Can I edit the clips that Opus Clip creates?
Absolutely. On the paid plans (Starter and up), you get access to a powerful editor. You can tweak the captions, change the highlighted keywords, adjust the start and end points of the clip, and even change the B-roll footage. This human touch is often what takes a good clip and makes it great.
What kind of videos work best with Opus Clip?
Opus Clip shines with dialogue-heavy, single-speaker videos. Think podcasts, educational videos, product reviews, webinars, and speeches. It can handle multiple speakers, but it performs at its best when it can clearly follow one main narrative thread.
Does Opus Clip support languages other than English?
Yes, according to their site, it supports over 20 languages for transcription and captioning, including Spanish, French, German, and Portuguese. This is a huge plus for international creators.

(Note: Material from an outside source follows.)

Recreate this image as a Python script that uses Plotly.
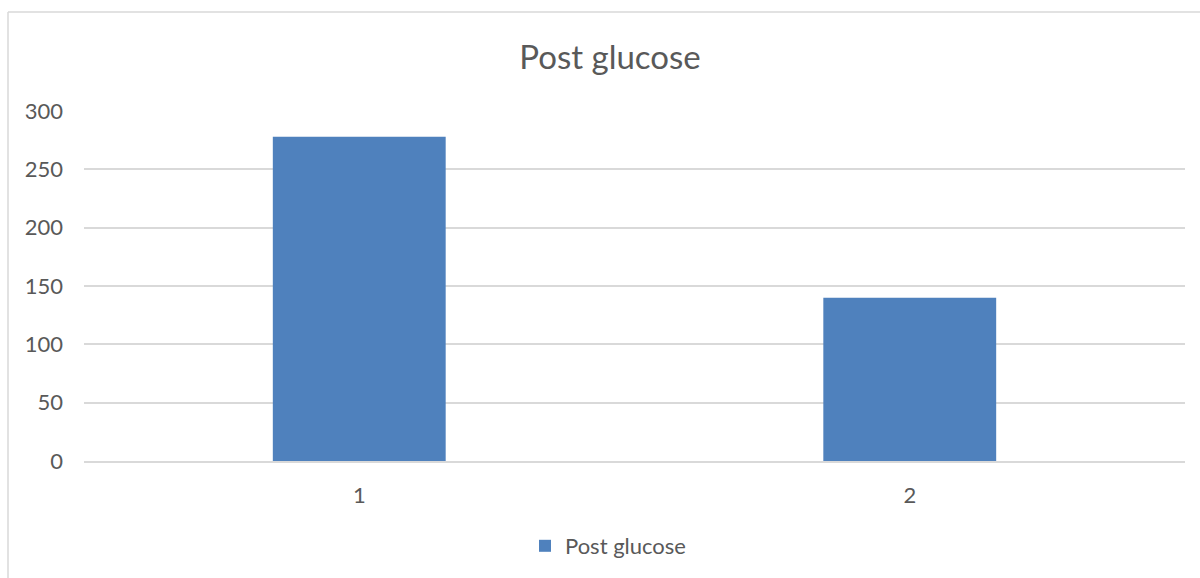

My Final Verdict: Is Opus Clip a Must-Have?
After a month, Opus Clip has earned a permanent spot in my creator toolkit. It’s not perfect, but it's damn good. It doesn't replace the need for a content strategy or human creativity, but it acts as a massive force multiplier. It takes the most tedious part of content repurposing and automates it, freeing you up to focus on the bigger picture.
It’s a bit like switching from washing your clothes by hand to using a washing machine. You still have to sort the colors and fold them afterward, but it has eliminated the most laborious step. For me, it has shifted my mindset from, "How can I possibly create more?" to "What other value is hiding in the content I've already made?" And for any busy creator, that shift is priceless.